As Alan Oliver points out in his account of the Keegan years at St James' Park, the manager's office was strictly out of bounds to the journalists who follow the fortunes of Newcastle United. Oliver, the Newcastle Evening Chronicle's man on the Toon football beat for 17 years, did find himself in the inner sanctum on one occasion and the portrait of Bill Shankly is just a fleeting glimpse he is able to give of Keegan, the man behind closed doors.

The book will remain closed in that respect until his autobiography rolls off the presses in the autumn; as the author admits when considering why Keegan flew the Magpies' nest, "only one man knows the real reasons - Kevin Keegan." Oliver's story of Keegan's management career nevertheless has its place on the football bookshelf. Indeed, many will be entertained by the tragi-comic tale of the strained working relationship that developed between the manager and the local newspaperman.

"There were occasions," Oliver writes, "when Keegan felt I had crossed him and he made my working life a misery. After one particularly bad blasting I even tried to quit my job."

Despite the hard times he endured, Oliver argues that Keegan ought to be considered a great manager. Resurrecting the comatose giant of Newcastle United was indeed an achievement that should not be understated. But will Hugh McIlvanney be venturing south of Hadrian's Wall in a decade or so to add Shankly's old, blue-eyed boy to an updated television tribute to the managerial masters? I think not.
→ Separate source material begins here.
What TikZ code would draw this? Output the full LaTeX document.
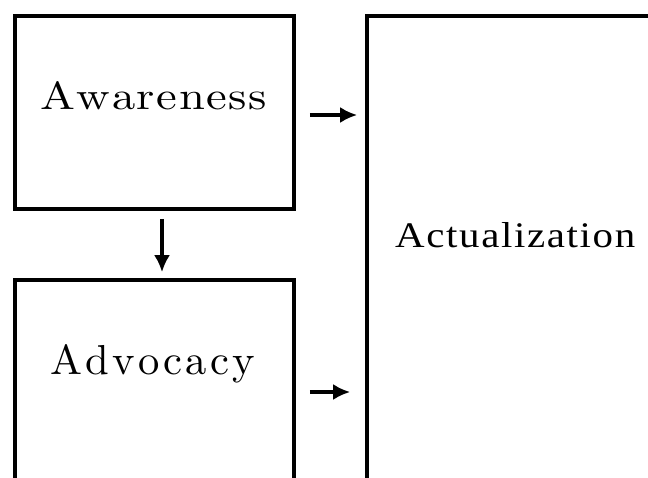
\documentclass[tikz,border=0pt]{standalone}
\usepackage{fontspec}
\usepackage{graphicx}
\usetikzlibrary{arrows.meta}
\newfontfamily\actfont{Liberation Serif}
\tikzset{
  box/.style={draw=black, line width=3.6pt, inner sep=0pt, fill=none},
  lbl/.style={inner sep=0pt, text=black},
  arr/.style={line width=4.2pt, -{Latex[length=17pt,width=16pt]}}
}
\begin{document}
\begin{tikzpicture}[x=1pt,y=-1pt]
\useasboundingbox (0,0) rectangle (648,477);
\fill[white] (0,0) rectangle (648,477);
\clip (0,0) rectangle (648,477);
% boxes
\node[box, minimum width=279pt, minimum height=193pt] (aw) at (154.5,112.5) {};
\node[box, minimum width=279pt, minimum height=240pt] (adv) at (154.5,400) {};
\node[box, minimum width=333pt, minimum height=504pt] (act) at (533.5,268) {};
% labels
\node[lbl, anchor=south west] (awt) at (40,110)
  {\resizebox{227pt}{28pt}{A\kern0.35pt w\kern0.35pt a\kern0.35pt r\kern0.35pt e\kern0.35pt n\kern0.35pt e\kern0.35pt s\kern0.35pt s}};
\node[lbl, anchor=base west] (advt) at (50,374)
  {\resizebox{205pt}{30pt}{A\kern0.8pt d\kern0.8pt v\kern0.8pt o\kern0.8pt c\kern0.8pt a\kern0.8pt c\kern0.8pt y}};
\node[lbl, anchor=base west] (actt) at (395,247)
  {\resizebox{240pt}{25pt}{\actfont\addfontfeature{LetterSpace=4}Actualization}};
% arrows
\coordinate (a1s) at ([xshift=14pt,yshift=-2.5pt]aw.east);
\draw[arr] (a1s) -- ([xshift=-8pt]a1s -| act.west);
\coordinate (a2s) at ([xshift=14pt,yshift=8pt]adv.east);
\draw[arr] (a2s) -- ([xshift=-15pt]a2s -| act.west);
\draw[arr] ([xshift=7.5pt,yshift=-8pt]aw.south) -- ([xshift=7.5pt,yshift=6pt]adv.north);
\end{tikzpicture}
\end{document}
Keegan's great entertainers were greatly entertaining as the Devon Loch losers in last season's title race - but not more so than the Queen's Park Rangers team, marshalled by Frank McLintock and inspired by Gerry Francis, who were overhauled by Keegan and Liverpool five minutes from then end of the 1975-76 championship stakes. And Dave Sexton is still awaiting an invitation to football management's Valhalla.